Written problem:
Retype only what runs from the first line of the listing to the line holding "from matplotlib.patches import Rectangle", both included. Do not retype the pictures.

Available data:
"""
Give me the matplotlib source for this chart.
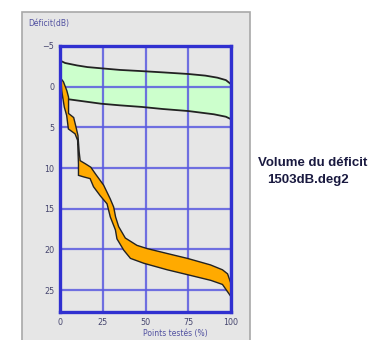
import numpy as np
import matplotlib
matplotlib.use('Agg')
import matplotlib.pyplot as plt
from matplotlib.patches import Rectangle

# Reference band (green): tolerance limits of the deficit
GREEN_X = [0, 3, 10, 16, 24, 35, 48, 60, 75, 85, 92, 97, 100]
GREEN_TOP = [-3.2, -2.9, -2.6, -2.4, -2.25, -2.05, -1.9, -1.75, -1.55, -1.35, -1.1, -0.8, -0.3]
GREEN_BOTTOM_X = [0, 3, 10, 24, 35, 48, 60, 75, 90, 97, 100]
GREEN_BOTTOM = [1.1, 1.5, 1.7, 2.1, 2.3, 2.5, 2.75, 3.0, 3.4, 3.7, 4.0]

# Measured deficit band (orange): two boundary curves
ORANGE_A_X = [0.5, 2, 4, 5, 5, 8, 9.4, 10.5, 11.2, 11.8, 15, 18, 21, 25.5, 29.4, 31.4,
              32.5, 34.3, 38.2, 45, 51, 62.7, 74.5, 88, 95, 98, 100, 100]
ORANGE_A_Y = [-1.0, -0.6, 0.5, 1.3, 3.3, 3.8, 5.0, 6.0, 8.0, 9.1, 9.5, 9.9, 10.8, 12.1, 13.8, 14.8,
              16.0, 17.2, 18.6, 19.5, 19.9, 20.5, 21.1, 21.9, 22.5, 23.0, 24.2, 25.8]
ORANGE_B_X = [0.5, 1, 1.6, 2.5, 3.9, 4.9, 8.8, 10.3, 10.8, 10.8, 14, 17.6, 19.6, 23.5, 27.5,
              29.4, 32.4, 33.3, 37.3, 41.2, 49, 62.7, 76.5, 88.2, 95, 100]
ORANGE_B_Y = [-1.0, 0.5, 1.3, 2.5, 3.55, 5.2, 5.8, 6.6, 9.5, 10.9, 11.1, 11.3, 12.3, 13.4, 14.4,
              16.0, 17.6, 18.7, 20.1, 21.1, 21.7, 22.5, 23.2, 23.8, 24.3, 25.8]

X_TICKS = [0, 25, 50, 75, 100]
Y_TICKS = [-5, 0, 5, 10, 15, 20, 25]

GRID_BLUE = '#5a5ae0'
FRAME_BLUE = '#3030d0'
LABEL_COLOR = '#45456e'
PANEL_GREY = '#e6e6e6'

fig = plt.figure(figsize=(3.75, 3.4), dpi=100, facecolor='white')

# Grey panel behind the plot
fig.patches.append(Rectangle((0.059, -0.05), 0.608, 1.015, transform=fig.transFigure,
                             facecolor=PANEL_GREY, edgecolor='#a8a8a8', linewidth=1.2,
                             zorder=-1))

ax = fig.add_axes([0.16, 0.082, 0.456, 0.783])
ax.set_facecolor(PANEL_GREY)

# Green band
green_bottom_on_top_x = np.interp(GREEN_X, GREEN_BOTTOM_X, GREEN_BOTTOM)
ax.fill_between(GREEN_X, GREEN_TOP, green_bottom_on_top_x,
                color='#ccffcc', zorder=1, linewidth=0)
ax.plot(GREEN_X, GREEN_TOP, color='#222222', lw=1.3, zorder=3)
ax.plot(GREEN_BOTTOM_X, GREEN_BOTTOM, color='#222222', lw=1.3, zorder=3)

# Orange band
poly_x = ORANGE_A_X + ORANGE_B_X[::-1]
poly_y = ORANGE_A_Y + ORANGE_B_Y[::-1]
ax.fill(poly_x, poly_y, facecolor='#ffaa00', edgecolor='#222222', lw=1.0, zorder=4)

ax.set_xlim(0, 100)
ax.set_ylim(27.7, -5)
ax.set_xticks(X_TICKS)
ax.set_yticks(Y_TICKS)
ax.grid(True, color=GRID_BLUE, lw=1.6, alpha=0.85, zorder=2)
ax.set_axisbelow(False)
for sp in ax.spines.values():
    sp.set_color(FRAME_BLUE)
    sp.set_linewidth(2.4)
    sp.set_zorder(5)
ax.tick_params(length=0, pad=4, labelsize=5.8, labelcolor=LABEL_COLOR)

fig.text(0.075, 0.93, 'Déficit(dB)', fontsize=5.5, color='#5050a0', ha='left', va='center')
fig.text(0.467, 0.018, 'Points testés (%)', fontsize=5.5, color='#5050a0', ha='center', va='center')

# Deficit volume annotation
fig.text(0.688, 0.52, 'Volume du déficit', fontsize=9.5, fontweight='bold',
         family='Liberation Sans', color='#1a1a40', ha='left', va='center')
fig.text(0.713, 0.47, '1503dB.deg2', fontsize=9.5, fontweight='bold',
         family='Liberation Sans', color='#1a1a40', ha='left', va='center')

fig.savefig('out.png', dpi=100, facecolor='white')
"""
Task output:
Give me the matplotlib source for this chart.
import numpy as np
import matplotlib
matplotlib.use('Agg')
import matplotlib.pyplot as plt
from matplotlib.patches import Rectangle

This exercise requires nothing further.